** The data **
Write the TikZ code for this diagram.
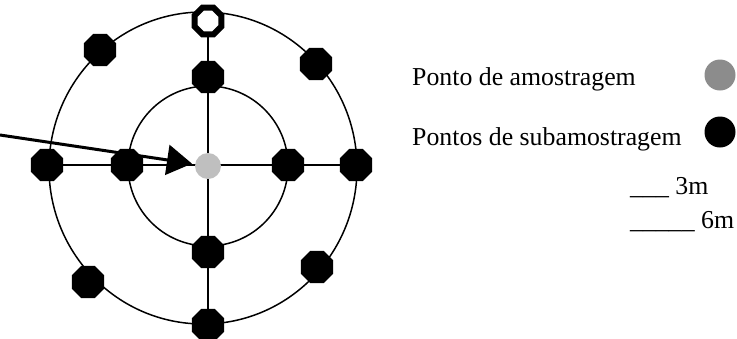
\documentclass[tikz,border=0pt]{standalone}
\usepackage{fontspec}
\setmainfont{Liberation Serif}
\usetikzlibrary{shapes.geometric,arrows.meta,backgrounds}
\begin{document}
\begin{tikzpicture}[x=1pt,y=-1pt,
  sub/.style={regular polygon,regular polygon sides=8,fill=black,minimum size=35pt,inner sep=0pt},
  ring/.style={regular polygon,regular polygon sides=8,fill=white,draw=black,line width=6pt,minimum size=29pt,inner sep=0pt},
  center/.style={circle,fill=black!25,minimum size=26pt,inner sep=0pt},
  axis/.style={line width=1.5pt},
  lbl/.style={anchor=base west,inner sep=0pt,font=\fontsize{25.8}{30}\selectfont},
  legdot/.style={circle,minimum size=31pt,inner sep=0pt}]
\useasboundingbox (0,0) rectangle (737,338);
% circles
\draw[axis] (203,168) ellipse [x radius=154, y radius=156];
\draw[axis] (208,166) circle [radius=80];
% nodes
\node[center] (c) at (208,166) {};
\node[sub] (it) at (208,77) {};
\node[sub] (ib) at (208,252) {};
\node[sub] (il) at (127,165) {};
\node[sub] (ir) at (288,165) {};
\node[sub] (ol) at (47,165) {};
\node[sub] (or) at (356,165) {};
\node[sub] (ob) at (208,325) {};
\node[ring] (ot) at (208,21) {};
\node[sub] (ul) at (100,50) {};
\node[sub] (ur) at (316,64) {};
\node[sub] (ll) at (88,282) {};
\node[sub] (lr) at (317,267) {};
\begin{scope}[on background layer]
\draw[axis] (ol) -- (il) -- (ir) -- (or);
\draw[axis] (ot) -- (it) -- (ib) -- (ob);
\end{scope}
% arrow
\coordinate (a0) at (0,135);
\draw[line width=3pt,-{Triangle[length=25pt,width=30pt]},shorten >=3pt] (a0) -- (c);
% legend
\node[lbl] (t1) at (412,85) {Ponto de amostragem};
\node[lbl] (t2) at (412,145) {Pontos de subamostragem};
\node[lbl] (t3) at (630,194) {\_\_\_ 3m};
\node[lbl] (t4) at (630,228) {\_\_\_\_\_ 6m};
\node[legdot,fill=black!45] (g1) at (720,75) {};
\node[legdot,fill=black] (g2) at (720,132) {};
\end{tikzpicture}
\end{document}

--

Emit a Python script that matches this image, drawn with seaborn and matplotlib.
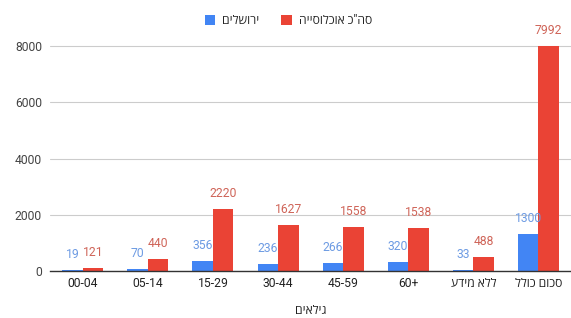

** Exercise aim **
Scan the records for the string "this". Copy each line in which it appears.

** Correct result **
Write the TikZ code for this diagram.
Emit a Python script that matches this image, drawn with seaborn and matplotlib.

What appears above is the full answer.